1. 第94期部門長就任のご挨拶
第94期部門長 細野繁(NEC)
この度,第94期部門長の大役を務めさせていただくことになりました.大久保雅史 副部門長,野中朋美 幹事をはじめ,運営委員会委員,アドバイザリーボード,部門に所属する皆様,事務局員の皆様とともに,さらなる部門及び学会の発展に向けて努力致します.何卒よろしくお願い申し上げます.

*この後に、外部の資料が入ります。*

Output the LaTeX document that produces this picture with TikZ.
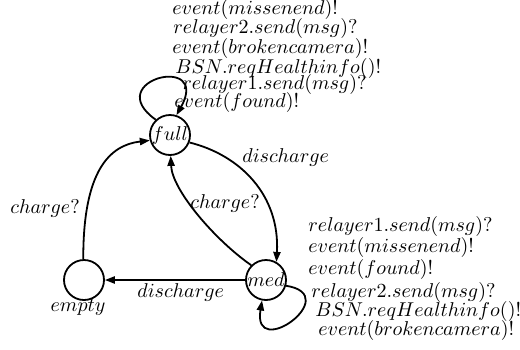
\documentclass[tikz,border=0pt]{standalone}
\usetikzlibrary{arrows.meta}
\begin{document}
\begin{tikzpicture}[x=0.5pt,y=-0.5pt,
  state/.style={circle,draw,line width=0.9pt,minimum size=20pt,inner sep=0pt},
  edge/.style={line width=0.9pt,-{Triangle[length=5pt,width=3.6pt]}},
  lbl/.style={inner sep=0pt,anchor=west}]
\useasboundingbox (0,0) rectangle (520,349);

% locations
\node[state] (full)  at (170,135) {\makebox[0pt]{$full$}};
\node[state] (empty) at (84,280)  {};
\node[state] (med)   at (266,280) {\makebox[0pt]{$med$}};
\node (emptyname) at (78,307) {$empty$};

% transitions
\draw[edge] (full.133) .. controls (100,80) and (211,53) .. (full.72);
\draw[edge] (full.-21) .. controls (240,155) and (280,195) .. (med.60);
\draw[edge] (med.135) .. controls (215,240) and (172,190) .. (full.-88);
\draw[edge] (empty.92) .. controls (83,170) and (110,145) .. (full.195);
\draw[edge] (med.west) -- (empty.east);
\draw[edge] (med.-16) .. controls (345,295) and (252,362) .. (med.259);

% self-loop of full
\node[lbl] (f1) at (172,9)   {$event(missenend)!$};
\node[lbl] (f2) at (173,28)  {$relayer2.send(msg)?$};
\node[lbl] (f3) at (172,48)  {$event(brokencamera)!$};
\node[lbl] (f4) at (175,68)  {$BSN.reqHealthinfo()!$};
\node[lbl] (f5) at (182,84)  {$relayer1.send(msg)?$};
\node[lbl] (f6) at (174,102) {$event(found)!$};

% self-loop of med
\node[lbl] (m1) at (308,226) {$relayer1.send(msg)?$};
\node[lbl] (m2) at (308,247) {$event(missenend)!$};
\node[lbl] (m3) at (308,269) {$event(found)!$};
\node[lbl] (m4) at (311,292) {$relayer2.send(msg)?$};
\node[lbl] (m5) at (315,311) {$BSN.reqHealthinfo()!$};
\node[lbl] (m6) at (318,330) {$event(brokencamera)!$};

% other guards and actions
\node[lbl] (dis1) at (242,157) {$discharge$};
\node[lbl] (chg1) at (190,203) {$charge?$};
\node[lbl] (chg2) at (10,208)  {$charge?$};
\node[lbl] (dis2) at (137,292) {$discharge$};
\end{tikzpicture}
\end{document}
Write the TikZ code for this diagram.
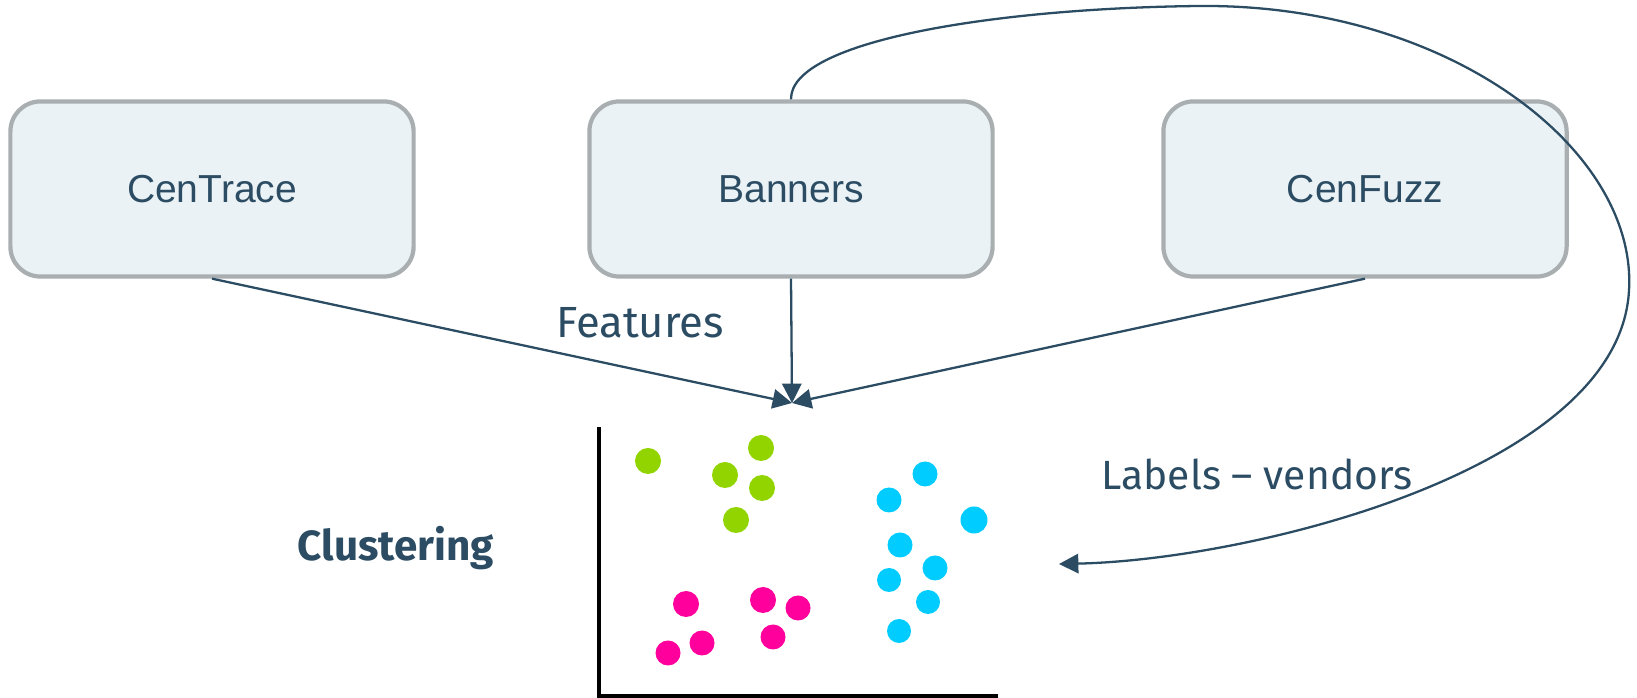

私は企業でITシステムの設計方法論やライフサイクル管理の研究開発に携わっています.このような情報系の活動と,日本機械学会で議論されている話題とは,およそ接点が無いように思われることが多く,私自身もかつてそう感じていました.ところが,Webサービスの開発方法の研究開発を日々,進めていくにつれ,あるとき,モノの組み立て方と,Webサービスの組み立て方は共通する概念が多いことに気づくこととなりました.従来,ITシステムやWebサービスの構築は,主にアプリケーションソフトウェアを実装することに重きが置かれていました.しかし,クラウドのようにアプリケーションソフトウェアやハードウェアがネットワークを通じて機能としてサービス提供されるようになると,これらの機能を効果的に組み合わせる方法が重要となります.この機能の組み合わせる手順は,ものづくりの世界で取り組まれてきたモノの設計方法と通じるものがあります.そこで,モノの設計方法をWebサービスの設計方法に転じ,適用し,Webサービス構築の生産性を大きく向上しようと試みているところです.クラウドの普及というきっかけから,業種・業界を超えて,モノづくりの発想・思考を転じることに,面白さと可能性を感じて活動を続けています.
以上のように,研究開発の過程で,本部門の活動から設計工学やシステム工学の考え方を学んできました.本部門は,業種・業界を超えて,交流の場を広く提供しています.設計工学・システム工学の議論は,産業界に広く有用です.そこで,産業界の視点で,大学・研究機関と多分野の業界との交流を益々拡げていくよう努めてまいります
本部門が対象とする分野及び領域は,設計工学・設計方法論・設計学,設計知識,製品開発・情報管理,設計組織,システム工学,ヒューマンインタフェース,人工物工学の展開,新しい人工物など,極めて広範囲にわたっております.Delight設計など,今後の設計工学・システム技術の進展への貢献はもちろん,これまでの部門活動の活性化の波に乗って,強力に部門活動を推進していきたいと考えております.本部門が魅力ある交流の場として部門活動への皆様の積極的なご支援・ご協力を賜りますよう,何卒よろしくお願い申し上げます.